Her young child was ill with malaria. Her father lamented about how they as Morobeans were evicted in their own province.

Bafiguo had a valid tenancy agreement. She had in no way breached the terms of the agreement. She had also expressed interest in buying the property.

On Wednesday, afternoon just after 6pm, she came to the EMTV office in Lae asking if I could cover the story of her family’s eviction. Coincidentally, I had just returned  hours earlier from 4 Mile where 15 other families had been evicted from their blocks of land – some by alleged NHC officers.

The Lae MP was kind enough to go to 4 Mile and speak to the tenants. He called for a 9am meeting the next day in the Police conference room.

Bafiguo was advised to attend the meeting. She did so the next day and aired her concerns.

The next day, Thursday, she and her family were evicted!

On Friday, the National Housing Corporation struck again.

Another health worker, Zuabe Tinning, was evicted.
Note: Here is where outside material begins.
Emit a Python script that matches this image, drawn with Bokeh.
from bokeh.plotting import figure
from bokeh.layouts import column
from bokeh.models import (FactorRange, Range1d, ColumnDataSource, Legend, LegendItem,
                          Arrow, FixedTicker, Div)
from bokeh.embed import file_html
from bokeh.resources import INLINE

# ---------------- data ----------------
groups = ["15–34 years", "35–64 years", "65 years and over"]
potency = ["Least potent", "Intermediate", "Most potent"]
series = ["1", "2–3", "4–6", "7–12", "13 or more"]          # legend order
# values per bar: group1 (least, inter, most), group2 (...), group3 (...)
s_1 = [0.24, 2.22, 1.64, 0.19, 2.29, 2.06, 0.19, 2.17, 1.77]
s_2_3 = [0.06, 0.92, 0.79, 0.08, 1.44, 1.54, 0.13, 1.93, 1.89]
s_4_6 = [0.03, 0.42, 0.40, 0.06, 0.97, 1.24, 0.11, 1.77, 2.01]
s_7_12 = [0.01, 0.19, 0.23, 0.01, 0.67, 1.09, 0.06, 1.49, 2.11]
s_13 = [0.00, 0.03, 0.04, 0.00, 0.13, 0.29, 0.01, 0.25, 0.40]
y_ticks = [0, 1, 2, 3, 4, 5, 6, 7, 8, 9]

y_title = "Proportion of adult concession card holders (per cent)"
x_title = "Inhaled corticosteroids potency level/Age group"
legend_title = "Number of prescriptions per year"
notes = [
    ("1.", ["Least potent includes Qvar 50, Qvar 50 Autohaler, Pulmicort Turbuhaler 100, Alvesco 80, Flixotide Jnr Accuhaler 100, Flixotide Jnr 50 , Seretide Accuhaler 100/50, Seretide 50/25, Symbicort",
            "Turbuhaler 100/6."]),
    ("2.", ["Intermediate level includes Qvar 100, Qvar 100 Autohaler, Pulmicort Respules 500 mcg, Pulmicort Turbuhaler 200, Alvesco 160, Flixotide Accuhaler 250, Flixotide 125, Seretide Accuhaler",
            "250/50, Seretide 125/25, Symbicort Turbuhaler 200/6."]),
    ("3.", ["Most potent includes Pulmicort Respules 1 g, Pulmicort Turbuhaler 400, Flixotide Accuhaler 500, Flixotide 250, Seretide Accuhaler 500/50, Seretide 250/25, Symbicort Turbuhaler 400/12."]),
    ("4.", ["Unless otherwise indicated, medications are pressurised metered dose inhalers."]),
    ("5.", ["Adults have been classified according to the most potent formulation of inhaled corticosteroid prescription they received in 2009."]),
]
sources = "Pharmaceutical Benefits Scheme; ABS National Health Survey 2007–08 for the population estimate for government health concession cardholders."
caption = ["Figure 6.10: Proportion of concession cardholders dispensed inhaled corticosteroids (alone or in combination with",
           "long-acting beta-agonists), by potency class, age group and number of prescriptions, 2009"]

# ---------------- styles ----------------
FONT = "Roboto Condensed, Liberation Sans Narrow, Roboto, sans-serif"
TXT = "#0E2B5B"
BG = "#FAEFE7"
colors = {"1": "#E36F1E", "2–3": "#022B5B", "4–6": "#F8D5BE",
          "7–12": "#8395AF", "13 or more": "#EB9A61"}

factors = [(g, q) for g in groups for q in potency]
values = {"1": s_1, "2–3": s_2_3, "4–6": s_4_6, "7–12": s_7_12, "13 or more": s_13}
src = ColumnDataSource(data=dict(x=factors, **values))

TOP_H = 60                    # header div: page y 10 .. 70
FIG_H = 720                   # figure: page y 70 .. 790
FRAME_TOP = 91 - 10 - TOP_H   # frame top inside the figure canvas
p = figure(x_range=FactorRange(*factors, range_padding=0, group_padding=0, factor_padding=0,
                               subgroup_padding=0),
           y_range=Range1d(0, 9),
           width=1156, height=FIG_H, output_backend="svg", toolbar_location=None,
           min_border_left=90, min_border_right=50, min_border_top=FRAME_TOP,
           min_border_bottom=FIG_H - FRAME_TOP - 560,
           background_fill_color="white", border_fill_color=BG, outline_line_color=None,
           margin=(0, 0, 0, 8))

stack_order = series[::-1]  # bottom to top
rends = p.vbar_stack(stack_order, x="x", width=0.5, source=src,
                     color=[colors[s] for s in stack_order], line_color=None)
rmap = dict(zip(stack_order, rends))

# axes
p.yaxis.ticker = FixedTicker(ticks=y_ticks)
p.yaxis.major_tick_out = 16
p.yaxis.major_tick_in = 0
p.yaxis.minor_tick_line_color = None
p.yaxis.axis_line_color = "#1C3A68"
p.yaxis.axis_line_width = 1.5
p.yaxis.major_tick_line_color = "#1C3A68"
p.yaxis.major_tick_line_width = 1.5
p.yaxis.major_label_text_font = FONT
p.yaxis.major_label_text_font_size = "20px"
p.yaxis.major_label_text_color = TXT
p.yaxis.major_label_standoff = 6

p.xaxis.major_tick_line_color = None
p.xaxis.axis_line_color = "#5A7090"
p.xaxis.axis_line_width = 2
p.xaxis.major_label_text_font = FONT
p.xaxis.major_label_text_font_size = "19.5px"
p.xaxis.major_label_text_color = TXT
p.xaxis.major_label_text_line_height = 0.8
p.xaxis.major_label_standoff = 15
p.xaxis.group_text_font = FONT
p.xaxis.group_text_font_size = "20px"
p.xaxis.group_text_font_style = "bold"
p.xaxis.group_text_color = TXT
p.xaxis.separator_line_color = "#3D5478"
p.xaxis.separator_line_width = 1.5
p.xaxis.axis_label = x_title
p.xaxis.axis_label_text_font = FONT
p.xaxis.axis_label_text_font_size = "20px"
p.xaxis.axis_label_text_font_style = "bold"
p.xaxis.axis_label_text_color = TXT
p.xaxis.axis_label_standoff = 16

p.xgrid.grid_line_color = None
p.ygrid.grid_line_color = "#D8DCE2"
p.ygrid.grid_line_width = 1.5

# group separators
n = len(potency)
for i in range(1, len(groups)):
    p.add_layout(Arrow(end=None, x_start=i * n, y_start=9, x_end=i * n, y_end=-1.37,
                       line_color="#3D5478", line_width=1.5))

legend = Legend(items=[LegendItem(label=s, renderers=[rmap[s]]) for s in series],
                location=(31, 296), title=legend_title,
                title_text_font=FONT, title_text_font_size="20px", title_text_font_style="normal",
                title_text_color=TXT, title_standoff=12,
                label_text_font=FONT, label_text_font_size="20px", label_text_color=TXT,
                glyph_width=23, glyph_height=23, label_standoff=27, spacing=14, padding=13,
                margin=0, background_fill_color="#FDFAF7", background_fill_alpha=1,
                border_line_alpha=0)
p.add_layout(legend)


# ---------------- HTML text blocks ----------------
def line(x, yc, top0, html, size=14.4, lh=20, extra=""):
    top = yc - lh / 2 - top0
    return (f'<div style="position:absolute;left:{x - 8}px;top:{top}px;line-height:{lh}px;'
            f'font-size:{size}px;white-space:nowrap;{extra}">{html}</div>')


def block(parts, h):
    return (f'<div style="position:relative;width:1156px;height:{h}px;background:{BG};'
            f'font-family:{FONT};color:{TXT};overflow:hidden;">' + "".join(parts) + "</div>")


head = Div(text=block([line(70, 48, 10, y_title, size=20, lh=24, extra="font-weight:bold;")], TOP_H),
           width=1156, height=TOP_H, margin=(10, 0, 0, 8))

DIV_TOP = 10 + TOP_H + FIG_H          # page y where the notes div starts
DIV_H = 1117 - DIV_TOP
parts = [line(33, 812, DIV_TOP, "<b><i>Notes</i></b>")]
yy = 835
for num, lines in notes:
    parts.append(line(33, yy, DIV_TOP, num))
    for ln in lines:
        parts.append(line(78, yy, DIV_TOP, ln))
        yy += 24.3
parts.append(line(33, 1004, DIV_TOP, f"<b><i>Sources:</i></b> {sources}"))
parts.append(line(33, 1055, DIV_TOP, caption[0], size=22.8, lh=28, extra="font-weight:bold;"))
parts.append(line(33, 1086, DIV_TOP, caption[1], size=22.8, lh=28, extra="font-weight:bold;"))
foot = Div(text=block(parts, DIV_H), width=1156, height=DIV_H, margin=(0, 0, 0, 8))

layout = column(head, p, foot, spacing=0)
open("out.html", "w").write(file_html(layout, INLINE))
Same story. Zuabe’s father had passed on in 2011. By 2012, Zuabe began receiving eviction notices with alleged outstanding arrears.
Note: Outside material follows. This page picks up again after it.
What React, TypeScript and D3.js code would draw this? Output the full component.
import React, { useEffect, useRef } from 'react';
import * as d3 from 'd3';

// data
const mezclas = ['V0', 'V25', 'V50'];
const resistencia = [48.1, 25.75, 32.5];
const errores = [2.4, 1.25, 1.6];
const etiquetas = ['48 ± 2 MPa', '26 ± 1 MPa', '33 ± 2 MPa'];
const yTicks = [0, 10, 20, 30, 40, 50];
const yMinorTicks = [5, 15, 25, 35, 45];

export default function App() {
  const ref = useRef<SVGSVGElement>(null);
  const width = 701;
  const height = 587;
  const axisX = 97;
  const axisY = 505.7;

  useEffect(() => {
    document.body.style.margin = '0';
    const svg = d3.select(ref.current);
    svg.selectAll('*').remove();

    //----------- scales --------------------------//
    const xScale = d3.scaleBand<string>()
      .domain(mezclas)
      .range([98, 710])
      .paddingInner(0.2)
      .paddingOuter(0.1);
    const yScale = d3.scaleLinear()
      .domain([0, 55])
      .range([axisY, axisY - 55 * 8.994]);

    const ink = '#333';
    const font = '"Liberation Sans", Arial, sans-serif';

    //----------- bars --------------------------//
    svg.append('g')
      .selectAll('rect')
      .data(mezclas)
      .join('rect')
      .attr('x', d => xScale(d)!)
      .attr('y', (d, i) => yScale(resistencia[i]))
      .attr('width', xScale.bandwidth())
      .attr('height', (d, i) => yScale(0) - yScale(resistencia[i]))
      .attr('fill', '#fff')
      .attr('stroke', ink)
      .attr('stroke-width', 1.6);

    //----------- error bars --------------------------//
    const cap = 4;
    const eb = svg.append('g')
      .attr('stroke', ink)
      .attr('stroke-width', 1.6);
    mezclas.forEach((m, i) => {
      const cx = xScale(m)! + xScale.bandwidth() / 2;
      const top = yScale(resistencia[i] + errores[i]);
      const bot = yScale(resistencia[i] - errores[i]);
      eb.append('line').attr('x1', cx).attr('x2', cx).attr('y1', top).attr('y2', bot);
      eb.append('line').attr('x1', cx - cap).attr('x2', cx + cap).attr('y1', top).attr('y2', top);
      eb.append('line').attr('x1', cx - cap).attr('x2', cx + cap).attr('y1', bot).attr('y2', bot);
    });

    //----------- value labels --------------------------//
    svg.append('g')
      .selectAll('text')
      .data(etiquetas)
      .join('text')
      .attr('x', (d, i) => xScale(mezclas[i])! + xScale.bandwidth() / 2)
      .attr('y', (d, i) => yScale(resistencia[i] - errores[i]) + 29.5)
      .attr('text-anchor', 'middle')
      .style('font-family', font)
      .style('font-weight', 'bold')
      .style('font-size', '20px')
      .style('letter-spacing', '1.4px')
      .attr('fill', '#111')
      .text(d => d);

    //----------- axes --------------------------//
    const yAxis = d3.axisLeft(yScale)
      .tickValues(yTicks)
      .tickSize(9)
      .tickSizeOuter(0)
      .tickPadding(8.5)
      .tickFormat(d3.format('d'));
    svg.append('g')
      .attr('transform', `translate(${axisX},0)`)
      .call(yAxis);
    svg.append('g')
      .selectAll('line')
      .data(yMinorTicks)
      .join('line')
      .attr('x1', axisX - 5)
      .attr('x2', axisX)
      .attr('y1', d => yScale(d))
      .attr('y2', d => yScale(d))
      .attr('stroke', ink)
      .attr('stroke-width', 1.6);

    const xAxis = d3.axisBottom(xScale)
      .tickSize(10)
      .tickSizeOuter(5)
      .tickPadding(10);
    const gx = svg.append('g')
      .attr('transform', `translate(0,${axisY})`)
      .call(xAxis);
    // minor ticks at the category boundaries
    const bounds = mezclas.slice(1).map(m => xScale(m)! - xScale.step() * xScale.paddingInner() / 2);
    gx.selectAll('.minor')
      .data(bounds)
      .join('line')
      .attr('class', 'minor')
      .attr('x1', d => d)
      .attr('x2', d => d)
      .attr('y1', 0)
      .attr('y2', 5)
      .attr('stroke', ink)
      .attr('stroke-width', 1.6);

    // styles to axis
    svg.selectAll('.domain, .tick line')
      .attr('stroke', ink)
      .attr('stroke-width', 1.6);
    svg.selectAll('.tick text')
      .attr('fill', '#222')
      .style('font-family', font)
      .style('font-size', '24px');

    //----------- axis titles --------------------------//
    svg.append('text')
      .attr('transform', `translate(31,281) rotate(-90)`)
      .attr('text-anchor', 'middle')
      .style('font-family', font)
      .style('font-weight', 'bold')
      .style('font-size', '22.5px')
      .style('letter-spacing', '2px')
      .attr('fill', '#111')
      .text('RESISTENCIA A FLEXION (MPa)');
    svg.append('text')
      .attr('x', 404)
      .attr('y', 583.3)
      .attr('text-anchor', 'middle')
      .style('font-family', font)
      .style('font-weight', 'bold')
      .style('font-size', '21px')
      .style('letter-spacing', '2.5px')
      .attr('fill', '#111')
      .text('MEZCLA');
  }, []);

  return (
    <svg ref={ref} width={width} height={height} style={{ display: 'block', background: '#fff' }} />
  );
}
Zuabe said the figures were different every time an eviction order was given. Sometimes it would be high and sometimes low.

She went to the NHC office and asked for their records. The couldn’t produce any. But they demanded that she pay cash over the counter.

He has a title over the land. NOT the house title. And that’s where the trouble is. A land title comes from the Lands Department. NHC, supposedly, owns the house.

She also expressed interest to buy the house. No response from NHC.

The house she got evicted from is the only one she has every known. She grew up there.   Tonight, her family sleeps outside the fence that she erected for the property.

She said in an interview today: “This is my home. I don’t have anywhere else to go.”